What kind of work did you do before you came to city government?
I’m originally from Louisville, Kentucky. I have a master’s in urban planning from University of Delaware and a PhD in geography from the University of Kentucky and a BA from Kentucky State. When I began graduate school in Delaware, I was focused heavily on community development and housing inequality. A lot of the work I did while working at the NC Housing Finance Agency informed the work I was doing there. We were looking at issues like gentrification and housing insecurity.
That led me into a more academic terrain when I went to University of Kentucky … looking at the origins of the urban crisis, which was connected to many of the racial zoning laws in the 1800s and 1900s. As geographers, we look at points and lines, but my work specifically is about the idea of belonging, that people are looking for places to feel and call home.

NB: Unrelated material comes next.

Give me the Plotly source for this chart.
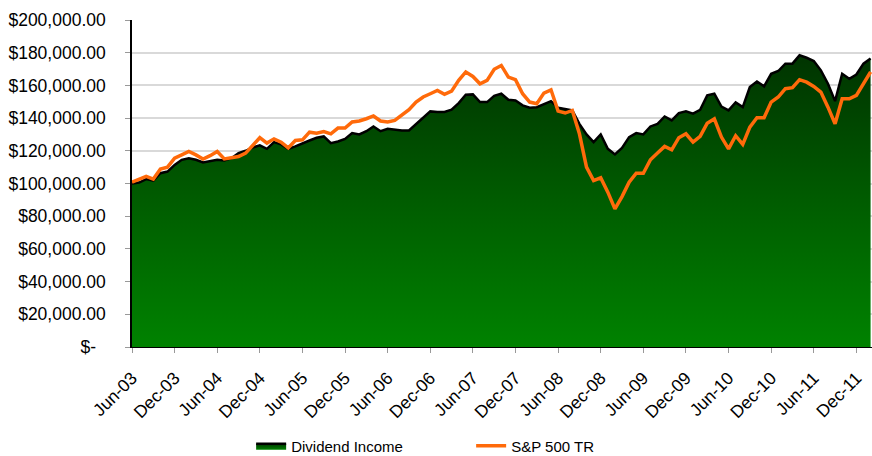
import plotly.graph_objects as go

# Monthly data, Jun-03 .. Feb-12
dividend_income = [
    100.0, 100.6, 102.7, 101.8, 106.3, 107.3, 111.4, 114.5, 115.5, 114.5,
    112.9, 113.9, 114.5, 114.1, 115.5, 118.6, 120.0, 122.0, 123.3, 121.2,
    125.3, 123.9, 121.2, 122.7, 124.3, 126.3, 128.0, 128.8, 124.7, 125.7,
    127.3, 130.8, 130.0, 132.0, 134.9, 132.0, 133.5, 132.9, 132.4, 132.4,
    136.1, 140.2, 144.1, 143.7, 143.7, 145.1, 149.2, 154.3, 154.5, 149.8,
    149.8, 153.6, 154.9, 151.2, 150.8, 147.8, 146.3, 146.7, 148.4, 150.4,
    146.3, 145.3, 144.7, 136.5, 130.0, 125.3, 130.0, 121.2, 117.8, 121.8,
    128.4, 130.8, 130.0, 134.9, 136.5, 141.0, 138.6, 143.1, 144.1, 142.7,
    145.1, 153.9, 154.9, 147.1, 144.7, 149.6, 146.7, 159.0, 162.4, 159.4,
    167.1, 168.8, 173.3, 173.3, 178.4, 176.9, 174.9, 169.2, 161.0, 150.4,
    167.1, 164.1, 166.7, 173.3, 176.5,
]
sp500_tr = [
    100.8, 102.5, 104.3, 102.7, 108.8, 110.0, 115.5, 117.5, 119.6, 117.5,
    115.0, 117.0, 119.6, 115.0, 115.5, 116.5, 118.6, 123.0, 128.0, 124.7,
    127.3, 125.3, 121.8, 126.3, 126.7, 131.4, 130.8, 131.8, 130.4, 133.9,
    133.9, 137.6, 138.2, 139.6, 141.3, 138.2, 137.6, 138.6, 141.6, 145.1,
    149.8, 152.9, 154.9, 156.9, 154.5, 156.5, 163.1, 168.2, 165.5, 161.0,
    163.1, 169.9, 172.2, 165.1, 163.5, 154.9, 149.8, 148.8, 155.3, 157.3,
    144.3, 143.1, 144.7, 130.4, 110.0, 101.8, 103.5, 94.7, 84.5, 92.0,
    100.8, 106.3, 106.3, 114.5, 118.6, 122.7, 120.6, 128.0, 130.4, 125.3,
    128.8, 136.9, 139.6, 128.4, 121.2, 129.2, 123.9, 134.5, 140.2, 140.2,
    149.8, 152.9, 158.0, 158.6, 163.5, 162.0, 159.4, 155.9, 146.7, 136.5,
    151.8, 151.8, 153.9, 161.0, 168.2,
]
month_index = list(range(len(dividend_income)))

tick_months = [0, 6, 12, 18, 24, 30, 36, 42, 48, 54, 60, 66, 72, 78, 84, 90, 96, 102]
tick_labels = ["Jun-03", "Dec-03", "Jun-04", "Dec-04", "Jun-05", "Dec-05", "Jun-06",
               "Dec-06", "Jun-07", "Dec-07", "Jun-08", "Dec-08", "Jun-09", "Dec-09",
               "Jun-10", "Dec-10", "Jun-11", "Dec-11"]

y_tick_vals = [0, 20000, 40000, 60000, 80000, 100000, 120000, 140000, 160000, 180000, 200000]
y_tick_text = ["$-\u00a0\u00a0", "$20,000.00", "$40,000.00", "$60,000.00", "$80,000.00",
               "$100,000.00", "$120,000.00", "$140,000.00", "$160,000.00",
               "$180,000.00", "$200,000.00"]

div_vals = [v * 1000 for v in dividend_income]
sp_vals = [v * 1000 for v in sp500_tr]

FONT = "Liberation Sans, Arial, sans-serif"

fig = go.Figure()
fig.add_trace(go.Scatter(
    x=month_index, y=div_vals, name="Dividend Income",
    mode="lines", fill="tozeroy",
    line=dict(color="black", width=2.5),
    fillgradient=dict(type="vertical", start=0, stop=180000,
                      colorscale=[[0, "#008200"], [0.5, "#005c00"], [1, "#003300"]]),
))
fig.add_trace(go.Scatter(
    x=month_index, y=sp_vals, name="S&P 500 TR",
    mode="lines", line=dict(color="#FF6A0A", width=3.5),
))

fig.update_layout(
    width=872, height=456,
    margin=dict(l=132, r=0, t=20, b=109),
    paper_bgcolor="white", plot_bgcolor="white",
    font=dict(family=FONT, size=17, color="black"),
    showlegend=True,
    legend=dict(orientation="h", x=0.161, xanchor="left",
                yref="container", y=0.022, yanchor="middle",
                font=dict(size=15, family=FONT), entrywidth=175, entrywidthmode="pixels",
                bgcolor="rgba(0,0,0,0)", tracegroupgap=0),
    xaxis=dict(range=[0, 104.2], tickvals=tick_months, ticktext=tick_labels,
               tickangle=-45, showgrid=False, zeroline=False, automargin=False,
               showline=True, linecolor="black", linewidth=1,
               ticks="outside", ticklen=5, tickcolor="#999999",
               ticklabelstandoff=8,
               tickfont=dict(size=17.5, family=FONT)),
    yaxis=dict(range=[0, 200000], tickvals=y_tick_vals, ticktext=y_tick_text,
               showgrid=True, gridcolor="#d9d9d9", gridwidth=1.5, zeroline=False,
               automargin=False,
               showline=True, linecolor="black", linewidth=1.5,
               ticks="outside", ticklen=5, tickcolor="#999999",
               ticklabelstandoff=16,
               tickfont=dict(size=17.5, family=FONT)),
)

fig.write_html(
    "out.html",
    config={"displayModeBar": False},
    post_script="document.body.style.margin='0';document.body.style.overflow='hidden';",
)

What did you do at Brandeis University?
I was the director of DEI [diversity, equity, and inclusion] programming, education, training, and development, where I was leading the conversations around inequality. One of the things I was working on at Brandeis is ensuring we really have an inclusive model in dealing with inequity. That we are talking about racial inequity, anti-Blackness and anti-Semitism, transphobia, homophobia, classism, we’re talking about mental health. We live in a city that has multiple different communities, and most communities overlap. So how do we help them feel safe?
What do you want to do as Raleigh’s new director of equity and inclusion?

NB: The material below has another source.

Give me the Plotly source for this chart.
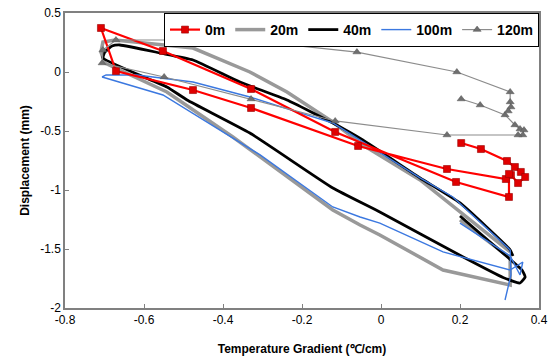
import plotly.graph_objects as go

# Displacement vs. temperature gradient loops at different depths
x_0m = [0.203, 0.253, 0.319, 0.339, 0.354, 0.365, 0.347, 0.329, 0.316, 0.167, -0.058,
        -0.329, -0.476, -0.671, -0.709, -0.552, -0.329, -0.116, 0.190, 0.324, 0.324]
y_0m = [-0.602, -0.653, -0.754, -0.805, -0.847, -0.890, -0.941, -0.873, -0.907, -0.822, -0.627,
        -0.305, -0.153, 0.008, 0.373, 0.178, -0.144, -0.508, -0.932, -1.059, -0.864]

x_20m = [0.200, 0.258, 0.327, 0.327, 0.157, -0.003, -0.053, -0.122, -0.306, -0.375, -0.542,
         -0.699, -0.709, -0.704, -0.673, -0.559, -0.476, -0.332, -0.238, -0.122, -0.046,
         0.099, 0.327]
y_20m = [-1.254, -1.398, -1.576, -1.805, -1.678, -1.381, -1.297, -1.169, -0.720, -0.551, -0.169,
         0.076, 0.169, 0.254, 0.271, 0.229, 0.203, 0.0, -0.169, -0.424, -0.619,
         -0.915, -1.525]

x_40m = [0.200, 0.314, 0.357, 0.365, 0.352, 0.309, 0.208, -0.003, -0.122, -0.332, -0.491, -0.542,
         -0.704, -0.699, -0.681, -0.661, -0.559, -0.476, -0.357, -0.238, -0.122, -0.046,
         0.099, 0.200, 0.327, 0.334]
y_40m = [-1.220, -1.551, -1.678, -1.737, -1.788, -1.741, -1.568, -1.186, -0.983, -0.517, -0.237, -0.127,
         0.119, 0.169, 0.220, 0.229, 0.161, 0.102, -0.085, -0.237, -0.432, -0.576,
         -0.898, -1.110, -1.508, -1.560]

x_100m = [0.200, 0.327, 0.352, 0.359, 0.327, 0.157, -0.003, -0.053, -0.122, -0.306, -0.552,
          -0.706, -0.696, -0.618, -0.476, -0.332, -0.205, -0.122, 0.099, 0.182, 0.327,
          0.329, 0.314]
y_100m = [-1.280, -1.559, -1.720, -1.610, -1.678, -1.525, -1.280, -1.229, -1.144, -0.703, -0.195,
          -0.042, -0.025, -0.025, -0.085, -0.212, -0.347, -0.432, -0.898, -1.059, -1.508,
          -1.720, -1.932]

x_120m = [0.203, 0.251, 0.314, 0.339, 0.352, 0.362, 0.359, 0.347, 0.167, -0.116, -0.329,
          -0.549, -0.706, -0.704, -0.671, -0.476, -0.327, -0.061, 0.192, 0.327, 0.327,
          0.329, 0.322]
y_120m = [-0.229, -0.280, -0.364, -0.449, -0.483, -0.492, -0.534, -0.534, -0.534, -0.415, -0.229,
          -0.042, 0.076, 0.186, 0.271, 0.271, 0.263, 0.169, 0.0, -0.169, -0.254,
          -0.297, -0.331]

x_ticks = [-0.8, -0.6, -0.4, -0.2, 0, 0.2, 0.4]
x_tick_text = ["-0.8", "-0.6", "-0.4", "-0.2", "0", "0.2", "0.4"]
y_ticks = [-2, -1.5, -1, -0.5, 0, 0.5]
y_tick_text = ["-2", "-1.5", "-1", "-0.5", "0", "0.5"]

FONT = "Arial, Liberation Sans, sans-serif"

fig = go.Figure()

fig.add_trace(go.Scatter(x=x_20m, y=y_20m, mode="lines", name="<b>20m</b>", legendrank=2,
                         line=dict(color="#999999", width=3.5)))
fig.add_trace(go.Scatter(x=x_40m, y=y_40m, mode="lines", name="<b>40m</b>", legendrank=3,
                         line=dict(color="#000000", width=2.8, shape="spline", smoothing=0.4)))
fig.add_trace(go.Scatter(x=x_100m, y=y_100m, mode="lines", name="<b>100m</b>", legendrank=4,
                         line=dict(color="#3b78e0", width=1.4)))
fig.add_trace(go.Scatter(x=x_0m, y=y_0m, mode="lines+markers", name="<b>0m</b>", legendrank=1,
                         line=dict(color="#ff0000", width=2.2),
                         marker=dict(symbol="square", size=7, color="#e00000",
                                     line=dict(color="#990000", width=0.6))))
fig.add_trace(go.Scatter(x=x_120m, y=y_120m, mode="lines+markers", name="<b>120m</b>", legendrank=5,
                         line=dict(color="#8c8c8c", width=1.2),
                         marker=dict(symbol="triangle-up", size=7, color="#6f6f6f",
                                     line=dict(color="#555555", width=0.5))))

axis_common = dict(showline=True, linecolor="#808080", linewidth=1.5, mirror=True,
                   showgrid=False, zeroline=False, ticks="inside", ticklen=4,
                   tickcolor="#808080", tickfont=dict(family=FONT, size=12, color="#000000"))

fig.update_layout(
    width=550, height=360,
    margin=dict(l=65, r=11, t=13, b=52),
    paper_bgcolor="white", plot_bgcolor="white",
    font=dict(family=FONT, color="#000000"),
    xaxis=dict(range=[-0.8, 0.4], tickvals=x_ticks, ticktext=x_tick_text,
               title=dict(text="<b>Temperature Gradient (℃/cm)</b>",
                          font=dict(family=FONT, size=12), standoff=18),
               automargin=False, **axis_common),
    yaxis=dict(range=[-2, 0.5], tickvals=y_ticks, ticktext=y_tick_text,
               title=dict(text="<b>Displacement (mm)</b>",
                          font=dict(family=FONT, size=12), standoff=8),
               automargin=False, **axis_common),
    legend=dict(orientation="h", x=1.0, xanchor="right", y=1.0, yanchor="top",
                bgcolor="white", bordercolor="#000000", borderwidth=1,
                font=dict(family=FONT, size=14, color="#000000"),
                traceorder="normal", itemwidth=30),
    showlegend=True,
)

fig.write_html("out.html")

Add empathy and feeling into the work. DEI is a big buzzword, especially in the past couple years. But for me, it’s not just a buzzword— it’s really about empathy and compassion. In addition to our commitments and the positions we have, some of the best, best work we can do is one-on-one conversations.
The work that we’re doing is looking internal but also external. That means really being involved with the community members. There are people who have been historically marginalized and excluded [from this work], and we’re trying to bring them into the conversations, learn from them. Inclusion isn’t just a one-off, a conversation we had in response to something. It means we’re always curating and cultivating belonging.
What’s on the top of your to-do list?
Building partnerships between everyday citizens and the municipality. I think it’s easy to look at people in government as being people on top of a hill, not having connections. So our plan is to have more dialogue, conversations.
We’re also focused on how we can deliver services that can ensure equity is embedded in everything. The council and the mayor are extremely passionate about ensuring the work I’m leading is not just off in the corner. I’m having conversations with housing and planning, with the police department, the fire department.